Dans cette cour dont nous parlions et dont l’herbe vivace, jouant comme une mine continue, essayait, par un travail incessant, de disjoindre les pavés, on voyait à droite les écuries, à gauche les remises, et au fond un perron conduisant vers une porte à laquelle on montait indifféremment, d’un côté ou de l’autre, par un double escalier de douze marches.

Par le bas, l’hôtel, du moins ce qui en était accessible, se composait d’une immense antichambre, d’une salle à manger remarquable par un grand luxe d’argenterie entassée dans des dressoirs, et enfin d’un salon qui paraissait meublé tout récemment, exprès peut-être pour recevoir ses nouveaux locataires.

En sortant de ce salon et en rentrant dans l’antichambre, on se trouvait en face d’un grand escalier conduisant au premier étage. Ce premier étage se composait de trois chambres de maître.

Mais un géomètre habile, en mesurant de l’œil la circonférence de l’hôtel et en calculant le diamètre, aurait pu s’étonner de trouver si peu de logement dans une pareille étendue.

C’est que, dans cette première maison apparente, il existait une seconde maison cachée, et connue seulement de celui qui l’habitait.

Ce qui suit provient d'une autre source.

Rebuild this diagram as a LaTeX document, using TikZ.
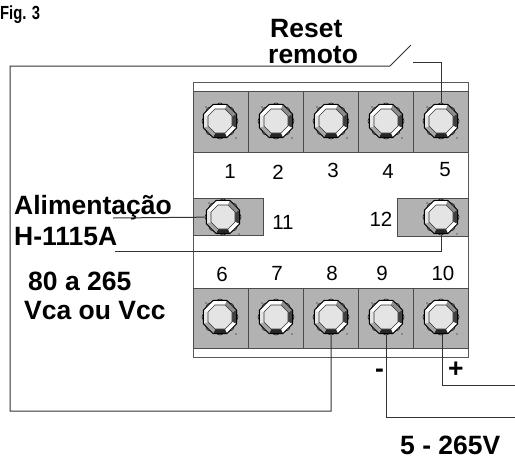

En effet, dans l’antichambre, à côté d’une statue du dieu Harpocrate qui, les doigts sur les lèvres, semblait recommander le silence dont il est l’emblème, jouait, mise en mouvement par un ressort, une petite porte perdue dans les ornements d’architecture. Cette porte donnait accès à un escalier pris dans un corridor et de la largeur de ce corridor qui, à la hauteur de l’autre premier étage à peu près, conduisait à une petite chambre prenant son jour par deux fenêtres grillées, donnant sur une cour intérieure.

Cette cour intérieure était la boîte qui renfermait et cachait à tous les yeux la seconde maison.

La chambre à laquelle conduisait cet escalier était évidemment une chambre d’homme. Les descentes de lit et les tapis placés devant les fauteuils et les canapés étaient des plus magnifiques fourrures que fournissent l’Afrique et l’Inde. C’étaient des peaux de lion, de tigre et de panthère, aux yeux étincelants et aux dents encore menaçantes; les murailles, tendues en cuir de Cordoue, du dessin le plus large et le plus harmonieux, étaient décorées d’armes de toute espèce, depuis le tomahawk du Huron jusqu’au criss du Malais, depuis l’épée en croix des anciens chevaliers jusqu’au cangiar de l’Arabe, depuis l’arquebuse incrustée d’ivoire du XVIe jusqu’au fusil damasquiné d’or du XVIIIe.

On eût inutilement cherché à cette chambre une issue autre que celle de l’escalier; peut-être y en avait-il une ou plusieurs, mais inconnues, mais invisibles.